Cosenza, i cinque cimeli “impossibili” da esporre nel museo del calcio
Dalla tuta di Montez alla catenina di Giansanti, galleria virtuale di oggetti e indumenti che hanno fatto la storia in rossoblù
La tuta del Grinta
Per i suoi calciatori faceva di tutto, persino il cameriere. Serviva loro i piatti in tavola, all’ora di pranzo, ma a una condizione: dovevano mangiare quello che diceva lui. Quando allenava l’Udinese, tolse dalla formazione un attaccante che si era rifiutato di mettere il sugo sulla pasta. La voleva al burro. Corrono i favolosi anni Sessanta, il periodo dei maghi alla Helenio Herrera o al suo omonimo Heriberto. E tra Accacchino e Accacone, a Cosenza ha inizio l’epopea dell’argentino Oscar Montez. Lo chiamano “Il Grinta”, come l’antieroe a cavallo interpretato da John Wayne. Del vecchio bandolero sovrappeso e un po’ stanco ha tutto, compreso il carisma. Che in quel periodo vale più di schemi e ripartenze.
Con lui al timone, il Cosenza sfiora il ritorno quasi immediato in serie B. E’ la squadra di Marmiroli, Mariani e Campanini. I sogni si sgretolano al fotofinish, dopo una sfortunata sfida all’Ok Corral con la Reggina di Tommaso Maestrelli, poi promossa al posto dei Lupi.
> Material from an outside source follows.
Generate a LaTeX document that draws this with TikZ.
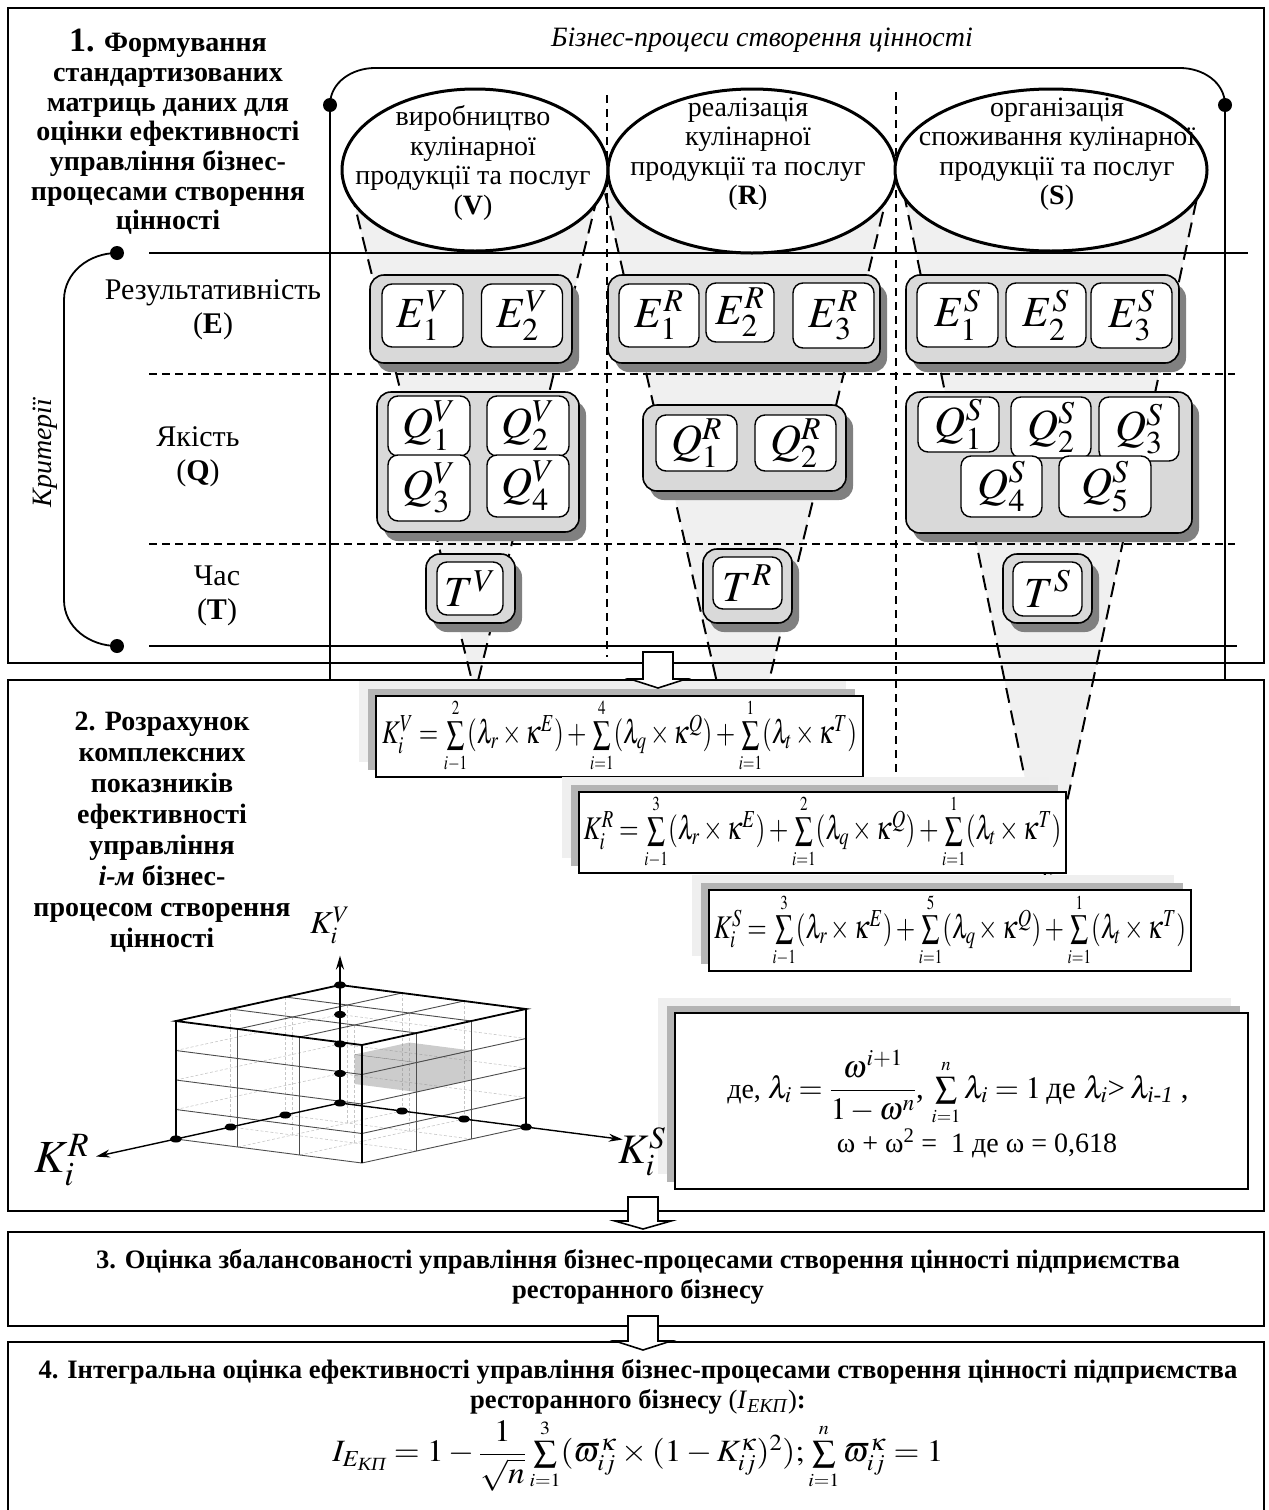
\documentclass[tikz,border=0pt]{standalone}
\usepackage{amsmath}
\usepackage{mathptmx}
\usepackage{graphicx}
\usepackage[no-math]{fontspec}
\setmainfont{Liberation Serif}
\usetikzlibrary{arrows.meta,shadows}

\definecolor{grpfill}{HTML}{D9D9D9}
\definecolor{shade}{HTML}{808080}
\definecolor{funnel}{HTML}{F0F0F0}
\definecolor{halodark}{HTML}{B4B4B4}
\definecolor{halolight}{HTML}{EFEFEF}

\tikzset{
  frame/.style={line width=1.8pt},
  row/.style={line width=1.4pt},
  rowdash/.style={line width=1.4pt, dash pattern=on 8pt off 5pt},
  coldash/.style={line width=1.3pt, dash pattern=on 8pt off 6pt},
  cone/.style={line width=2pt, dash pattern=on 15pt off 8pt},
  proc/.style={line width=3pt, fill=white},
  grp/.style={draw, line width=1.6pt, fill=grpfill, rounded corners=14pt, inner sep=0pt,
    drop shadow={shadow xshift=7pt, shadow yshift=-9pt, fill=shade, opacity=1}},
  cell/.style={draw, line width=1.4pt, fill=white, rounded corners=10pt, inner sep=0pt,
    font=\fontsize{43}{43}\selectfont},
  fbox/.style={draw, line width=1.8pt, fill=white, inner sep=0pt,
    drop shadow={shadow xshift=-17pt, shadow yshift=15pt, fill=halolight, opacity=1},
    drop shadow={shadow xshift=-8pt, shadow yshift=7pt, fill=halodark, opacity=1}},
  bead/.style={circle, fill, inner sep=0pt, minimum size=14pt},
  hid/.style={gray!45, line width=0.6pt, densely dashed},
  cubeln/.style={black!70, line width=0.9pt},
  cubeedge/.style={black, line width=1.8pt},
  axis/.style={line width=1.4pt, -{Stealth[length=14pt, width=8pt]}},
  arrowbox/.style={line width=1.6pt, fill=white}
}

% hollow arrow between two stages: x, top of shaft, base of head, tip
\newcommand\blockarrow[4]{%
  \draw[arrowbox] (#1-15,#2) -- (#1+15,#2) -- (#1+15,#3) -- (#1+28,#3)
    -- (#1,#4) -- (#1-28,#3) -- (#1-15,#3) -- cycle;}
\newcommand\kterm[2]{(\lambda_{#1}\times\kappa^{#2})}
\newcommand\lsum[2]{\sum\limits_{\scriptscriptstyle #1}^{\scriptscriptstyle #2}}
% complex index of one process, narrowed to its box
\newcommand\kformula[5]{\resizebox{#1}{\height}{\fontsize{33}{33}\selectfont
  $K_i^{#2}=\lsum{i-1}{#3}\kterm{r}{E}+\lsum{i=1}{#4}\kterm{q}{Q}+\lsum{i=1}{#5}\kterm{t}{T}$}}

\begin{document}
\begin{tikzpicture}[x=1pt,y=-1pt,font=\fontsize{28}{29.5}\selectfont]
\useasboundingbox (0,0) rectangle (1269,1510);

% ---------- stage 1 ----------
% funnels from the processes down to the formulas
\fill[funnel] (346,170) -- (604,170) -- (475,693) -- cycle;
\fill[funnel] (600,171) -- (893,171) -- (742,792) -- cycle;
\fill[funnel] (899,170) -- (1203,170) -- (1048,890) -- cycle;

% criteria rows and process columns
\draw[row] (149,253) -- (1248,253);
\draw[rowdash] (149,374) -- (1235,374);
\draw[rowdash] (149,544) -- (1235,544);
\draw[row] (149,646) -- (1237,646);
\draw[coldash] (607,95) -- (607,657);
\draw[coldash] (896,92) -- (896,890);

\draw[cone] (346,170) -- (475,693) -- (604,170);
\draw[cone] (600,171) -- (742,792) -- (893,171);
\draw[cone] (899,170) -- (1048,890) -- (1203,170);

% processes
\draw[proc] (475,170) ellipse (133 and 81);
\draw[proc] (752,171) ellipse (144 and 82);
\draw[proc] (1051,170) ellipse (156 and 81);
\node[align=center] (pV) at (473,163) {виробництво\\кулінарної\\продукції та послуг\\(\textbf{V})};
\node[align=center] (pR) at (748,154) {реалізація\\кулінарної\\продукції та послуг\\(\textbf{R})};
\node[align=center] (pS) at (1057,154) {організація\\споживання кулінарної\\продукції та послуг\\(\textbf{S})};

\node[font=\fontsize{28}{29.5}\selectfont\itshape] (head) at (762,40) {Бізнес-процеси створення цінності};
\node[bead] (bl) at (330,105) {};
\node[bead] (br) at (1225,105) {};
\draw[line width=1.8pt] (bl.center) to[out=90,in=180] (375,68) -- (1180,68) to[out=0,in=90] (br.center);
\draw[row] (bl.center) -- (330,680);
\draw[row] (br.center) -- (1225,680);

% criteria
\node[bead] (ct) at (117,253) {};
\node[bead] (cb) at (117,646) {};
\draw[line width=1.8pt] (ct.center) to[out=180,in=90] (64,300) -- (64,600) to[out=-90,in=180] (cb.center);
\node[rotate=90,font=\fontsize{28}{29.5}\selectfont\itshape] (crit) at (45,453) {Критерії};
\node[align=center,font=\fontsize{30}{34}\selectfont] (cE) at (213,310) {Результативність\\(\textbf{E})};
\node[align=center,font=\fontsize{30}{34}\selectfont] (cQ) at (198,457) {Якість\\(\textbf{Q})};
\node[align=center,font=\fontsize{30}{34}\selectfont] (cT) at (217,596) {Час\\(\textbf{T})};

\node[align=center,font=\fontsize{28}{29.7}\selectfont\bfseries] (s1) at (168,132)
  {{\fontsize{34}{29.7}\selectfont 1.} Формування\\стандартизованих\\матриць даних  для\\оцінки ефективності\\управління бізнес-\\процесами створення\\цінності};

% groups of indicators
\node[grp, minimum width=202pt, minimum height=88pt] (gEV) at (471,319) {};
\node[grp, minimum width=272pt, minimum height=88pt] (gER) at (744,319) {};
\node[grp, minimum width=273pt, minimum height=88pt] (gES) at (1042.5,319) {};
\node[grp, minimum width=202pt, minimum height=140pt] (gQV) at (478,462) {};
\node[grp, minimum width=203pt, minimum height=86pt] (gQR) at (744.5,448) {};
\node[grp, minimum width=286pt, minimum height=141pt] (gQS) at (1049,462.5) {};
\node[grp, minimum width=89pt, minimum height=69pt] (gTV) at (470.5,588.5) {};
\node[grp, minimum width=89pt, minimum height=74pt] (gTR) at (747.5,586) {};
\node[grp, minimum width=89pt, minimum height=69pt] (gTS) at (1047.5,588.5) {};

\node[cell, minimum width=81pt, minimum height=63pt] (e1V) at (422.5,315.5) {$E_1^V$};
\node[cell, minimum width=81pt, minimum height=63pt] (e2V) at (522,315.5) {$E_2^V$};
\node[cell, minimum width=80pt, minimum height=63pt] (e1R) at (659,315.5) {$E_1^R$};
\node[cell, minimum width=68pt, minimum height=59pt] (e2R) at (740,312.5) {$E_2^R$};
\node[cell, minimum width=81pt, minimum height=65pt] (e3R) at (833.5,315.5) {$E_3^R$};
\node[cell, minimum width=81pt, minimum height=64pt] (e1S) at (957.5,315) {$E_1^S$};
\node[cell, minimum width=80pt, minimum height=64pt] (e2S) at (1046,315) {$E_2^S$};
\node[cell, minimum width=81pt, minimum height=65pt] (e3S) at (1131.5,315.5) {$E_3^S$};

\node[cell, minimum width=82pt, minimum height=60pt] (q1V) at (429,426) {$Q_1^V$};
\node[cell, minimum width=82pt, minimum height=60pt] (q2V) at (528,426) {$Q_2^V$};
\node[cell, minimum width=82pt, minimum height=66pt] (q3V) at (429,488) {$Q_3^V$};
\node[cell, minimum width=82pt, minimum height=62pt] (q4V) at (528,486) {$Q_4^V$};
\node[cell, minimum width=81pt, minimum height=56pt] (q1R) at (696.5,443) {$Q_1^R$};
\node[cell, minimum width=81pt, minimum height=56pt] (q2R) at (795.5,443) {$Q_2^R$};
\node[cell, minimum width=81pt, minimum height=55pt] (q1S) at (958.5,424.5) {$Q_1^S$};
\node[cell, minimum width=80pt, minimum height=61pt] (q2S) at (1051,427.5) {$Q_2^S$};
\node[cell, minimum width=80pt, minimum height=64pt] (q3S) at (1139,429) {$Q_3^S$};
\node[cell, minimum width=81pt, minimum height=61pt] (q4S) at (1001.5,486.5) {$Q_4^S$};
\node[cell, minimum width=92pt, minimum height=61pt] (q5S) at (1105,486.5) {$Q_5^S$};

\node[cell, minimum width=66pt, minimum height=53pt] (tV) at (470,588.5) {$T^V$};
\node[cell, minimum width=69pt, minimum height=52pt] (tR) at (747.5,583) {$T^R$};
\node[cell, minimum width=69pt, minimum height=54pt] (tS) at (1047.5,589) {$T^S$};

% ---------- stage frames ----------
\draw[frame] (8,8) rectangle (1264,663);
\draw[frame] (8,680) rectangle (1264,1211);
\draw[frame] (8,1232) rectangle (1264,1326);
\draw[frame] (8,1515) -- (8,1342) -- (1264,1342) -- (1264,1515);

% ---------- stage 2 ----------
\node[align=center,font=\fontsize{28}{31}\selectfont\bfseries] (s2) at (162,832)
  {2. Розрахунок\\комплексних\\показників\\ефективності\\управління\\\textit{i-м} бізнес-\\процесом створення\\цінності};

\node[fbox, minimum width=487pt, minimum height=81pt] (kV) at (619.5,736.5) {\kformula{475pt}{V}{2}{4}{1}};
\node[fbox, minimum width=487pt, minimum height=81pt] (kR) at (822.5,832.5) {\kformula{478pt}{R}{3}{2}{1}};
\node[fbox, minimum width=482pt, minimum height=81pt] (kS) at (950,930.5) {\kformula{472pt}{S}{3}{5}{1}};

\node[fbox, minimum width=573pt, minimum height=176pt] (where) at (961.5,1101) {};
\node (w1) at (958,1088) {де, \fontsize{31}{31}\selectfont$\lambda_i=\dfrac{\omega^{i+1}}{1-\omega^n}$, $\lsum{i=1}{n}\lambda_i=1$\,де $\lambda_i$>\,$\lambda_{\textit{i-1}}$ ,};
\node (w2) at (977,1143) {ω + ω\textsuperscript{2} = \ 1 де ω = 0,618};

% value space of the three indicators
\begin{scope}[shift={(340,1103)}]
\begin{scope}[x={(62pt,-8pt)}, y={(-54.7pt,-12pt)}, z={(0pt,29.5pt)}]
  \foreach \k in {1,2,3} {
    \draw[hid] (\k,0,0) -- (\k,0,4);
    \draw[hid] (0,\k,0) -- (0,\k,4);
  }
  \foreach \k in {1,2,3,4} {
    \draw[hid] (0,0,\k) -- (3,0,\k);
    \draw[hid] (0,0,\k) -- (0,3,\k);
  }
  \foreach \k in {1,2} {
    \draw[hid] (\k,0,0) -- (\k,3,0);
    \draw[hid] (0,\k,0) -- (3,\k,0);
    \draw[hid] (\k,1,0) -- (\k,1,4);
    \draw[hid] (\k,2,0) -- (\k,2,4);
  }
  \fill[gray,opacity=0.4] (2,2,3) -- (2,1,3) -- (3,1,3) -- (3,1,2) -- (3,2,2) -- (2,2,2) -- cycle;
  \draw[gray] (2,2,3) -- (3,2,3) -- (3,1,3) (3,2,3) -- (3,2,2);
  \foreach \k in {1,2} {
    \draw[cubeln] (\k,0,4) -- (\k,3,4);
    \draw[cubeln] (0,\k,4) -- (3,\k,4);
    \draw[cubeln] (\k,3,0) -- (\k,3,4);
    \draw[cubeln] (3,\k,0) -- (3,\k,4);
  }
  \foreach \k in {1,2,3} {
    \draw[cubeln] (0,3,\k) -- (3,3,\k);
    \draw[cubeln] (3,0,\k) -- (3,3,\k);
  }
  \draw[cubeln] (0,3,0) -- (3,3,0) -- (3,0,0);
  \draw[cubeedge] (0,0,4) -- (3,0,4) -- (3,3,4) -- (0,3,4) -- cycle;
  \draw[cubeedge] (0,3,0) -- (0,3,4);
  \draw[cubeedge] (3,3,0) -- (3,3,4);
  \draw[cubeedge] (3,0,0) -- (3,0,4);
  \draw[axis, line width=2.6pt] (0,0,0) -- (0,0,5);
  \draw[axis] (0,0,0) -- (4.56,0,0);
  \draw[axis] (0,0,0) -- (0,4.46,0);
  \foreach \k in {0,...,4} \fill (0,0,\k) ellipse (6pt and 3.5pt);
  \foreach \k in {1,2,3} {
    \fill (\k,0,0) ellipse (6pt and 3.5pt);
    \fill (0,\k,0) ellipse (6pt and 3.5pt);
  }
\end{scope}
\end{scope}
\node[font=\fontsize{32}{32}\selectfont] (axV) at (330,925) {$K_i^V$};
\node[font=\fontsize{46}{46}\selectfont] (axR) at (62,1160) {$K_i^R$};
\node[font=\fontsize{42}{42}\selectfont] (axS) at (642,1152) {$K_i^S$};

% ---------- stages 3 and 4 ----------
\node[align=center,font=\fontsize{26.6}{30}\selectfont\bfseries] (s3) at (638,1277)
  {3. Оцінка збалансованості управління бізнес-процесами створення цінності підприємства\\ресторанного бізнесу};
\node[align=center,font=\fontsize{26.6}{30}\selectfont\bfseries] (s4) at (638,1387)
  {4. Інтегральна оцінка ефективності управління бізнес-процесами створення цінності підприємства\\ресторанного бізнесу {\mdseries(\textit{I}\textsubscript{\textit{ЕКП}})}:};
\node (s4f) at (638,1455)
  {\resizebox{611pt}{\height}{\fontsize{31}{31}\selectfont$I_{E_{\text{\itshape КП}}}=1-\dfrac{1}{\sqrt{n}}\lsum{i=1}{3}(\varpi_{ij}^{\kappa}\times(1-K_{ij}^{\kappa})^2);\lsum{i=1}{n}\varpi_{ij}^{\kappa}=1$}};

% transitions between stages
\blockarrow{658}{652}{679}{688}
\blockarrow{643}{1197}{1221}{1229}
\blockarrow{643}{1316}{1341}{1350}

\end{tikzpicture}
\end{document}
Montez resta in città fino alla fine del decennio con una parentesi ulteriore a metà degli anni Settanta e un’altra, l’ultima, nel 1986, per salvare la squadra dalla retrocessione in C2. Missione compiuta e dopo un’esperienza a Viterbo e una Malta, sparisce dalle scene. Oggi ha 98 anni ed è ancora qui, da qualche nel mondo. Con la tuta sempre addosso, che attende solo una chiamata per montare ancora una volta a cavallo.